PITTSURGH - Fastener revenue faltered at Howmet Aerospace (formerly Arconic), falling 31 percent to $271 million, largely due to COVID-19, inventory corrections by customers and the Boeing 737 MAX production delays.
Formerly known as Arconic, Howmet Aerospace launched in April 2020 when Arconic Inc. split into two standalone businesses – Howmet Aerospace Inc. and Arconic Corporation. Howmet Aerospace serves commercial transportation markets and military and commercial aerospace, providing components for trucks and planes such as wheels, castings, fixtures and specialized fastening systems.
Howmet says it holds the number one global position in aerospace fastening systems, and is the North American leader in commercial transportation fasteners. But its markets soured last quarter as customers corrected inventories of parts. An especial challenge for Howmet is “stranded inventory,” items made obsolete as OEM customers change designs or fail to meet sales targets, though the fastener part of its business has been less affected by that.

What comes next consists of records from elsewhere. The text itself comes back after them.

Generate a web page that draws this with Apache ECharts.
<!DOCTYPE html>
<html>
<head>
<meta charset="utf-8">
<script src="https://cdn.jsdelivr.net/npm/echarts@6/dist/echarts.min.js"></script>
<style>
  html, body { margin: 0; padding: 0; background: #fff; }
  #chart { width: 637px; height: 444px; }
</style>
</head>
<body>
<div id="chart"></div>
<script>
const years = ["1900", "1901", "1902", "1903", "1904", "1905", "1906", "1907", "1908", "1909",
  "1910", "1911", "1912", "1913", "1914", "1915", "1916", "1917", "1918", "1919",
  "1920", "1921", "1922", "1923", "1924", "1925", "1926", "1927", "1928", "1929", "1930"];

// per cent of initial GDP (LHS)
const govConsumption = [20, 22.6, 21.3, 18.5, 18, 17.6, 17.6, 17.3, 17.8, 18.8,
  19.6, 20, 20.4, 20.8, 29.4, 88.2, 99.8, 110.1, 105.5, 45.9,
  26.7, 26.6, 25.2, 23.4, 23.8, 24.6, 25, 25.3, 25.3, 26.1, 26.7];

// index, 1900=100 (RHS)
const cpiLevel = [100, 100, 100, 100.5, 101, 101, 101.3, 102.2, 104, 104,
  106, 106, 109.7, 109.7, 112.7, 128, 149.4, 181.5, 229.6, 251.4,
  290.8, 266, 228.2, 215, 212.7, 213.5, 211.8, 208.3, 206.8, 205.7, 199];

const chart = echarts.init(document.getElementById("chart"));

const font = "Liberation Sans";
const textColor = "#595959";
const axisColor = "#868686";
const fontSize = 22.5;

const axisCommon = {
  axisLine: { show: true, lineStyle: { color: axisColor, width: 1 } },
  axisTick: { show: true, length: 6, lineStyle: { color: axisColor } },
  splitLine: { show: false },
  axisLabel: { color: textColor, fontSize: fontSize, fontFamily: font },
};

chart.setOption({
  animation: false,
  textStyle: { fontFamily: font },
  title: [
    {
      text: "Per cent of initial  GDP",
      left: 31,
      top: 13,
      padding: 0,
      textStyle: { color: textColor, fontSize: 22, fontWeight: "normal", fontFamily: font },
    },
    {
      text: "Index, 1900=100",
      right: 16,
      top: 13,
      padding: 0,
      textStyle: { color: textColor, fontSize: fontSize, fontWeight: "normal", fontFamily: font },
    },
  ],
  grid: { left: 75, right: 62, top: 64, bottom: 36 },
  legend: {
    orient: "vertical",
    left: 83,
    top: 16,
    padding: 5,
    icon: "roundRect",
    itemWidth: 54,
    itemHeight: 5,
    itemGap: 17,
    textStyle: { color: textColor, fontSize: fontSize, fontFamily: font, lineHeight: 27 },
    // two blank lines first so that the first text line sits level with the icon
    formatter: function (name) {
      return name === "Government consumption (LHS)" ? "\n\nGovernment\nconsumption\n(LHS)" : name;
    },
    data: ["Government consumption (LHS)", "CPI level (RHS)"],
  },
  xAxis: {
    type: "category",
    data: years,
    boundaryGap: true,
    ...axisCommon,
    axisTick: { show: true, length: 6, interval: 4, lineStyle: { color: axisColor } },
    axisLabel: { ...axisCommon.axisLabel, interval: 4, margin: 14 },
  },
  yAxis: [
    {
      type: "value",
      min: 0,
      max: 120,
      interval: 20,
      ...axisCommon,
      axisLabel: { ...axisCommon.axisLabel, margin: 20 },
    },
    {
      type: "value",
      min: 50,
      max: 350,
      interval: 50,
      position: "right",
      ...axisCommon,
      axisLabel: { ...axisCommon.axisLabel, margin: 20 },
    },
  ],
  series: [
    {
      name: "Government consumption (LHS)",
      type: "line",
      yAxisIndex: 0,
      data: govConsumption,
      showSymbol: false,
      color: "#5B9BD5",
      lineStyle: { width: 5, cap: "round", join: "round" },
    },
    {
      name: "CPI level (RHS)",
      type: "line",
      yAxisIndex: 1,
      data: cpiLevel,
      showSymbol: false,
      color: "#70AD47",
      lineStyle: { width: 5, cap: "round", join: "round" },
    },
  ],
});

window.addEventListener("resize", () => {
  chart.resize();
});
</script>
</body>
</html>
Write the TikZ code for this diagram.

“We experienced [a] deeper revenue decline in fasteners as the third quarter revenue was down 31% driven by commercial aerospace and commercial transportation, both being down over 35%,” said Tolga Oal – Co-Chief Executive Officer of Howmet.
However, a weaker product mix, with less commercial aerospace and the expected delay in European cost reductions unfavorably impacted results. In the near term, we are furloughing employees to offset the delay in European cost reductions. European operations have been lagging in cutting costs, and so “In the near term, we are furloughing employees to offset the delay in European cost reductions,” Tolga said.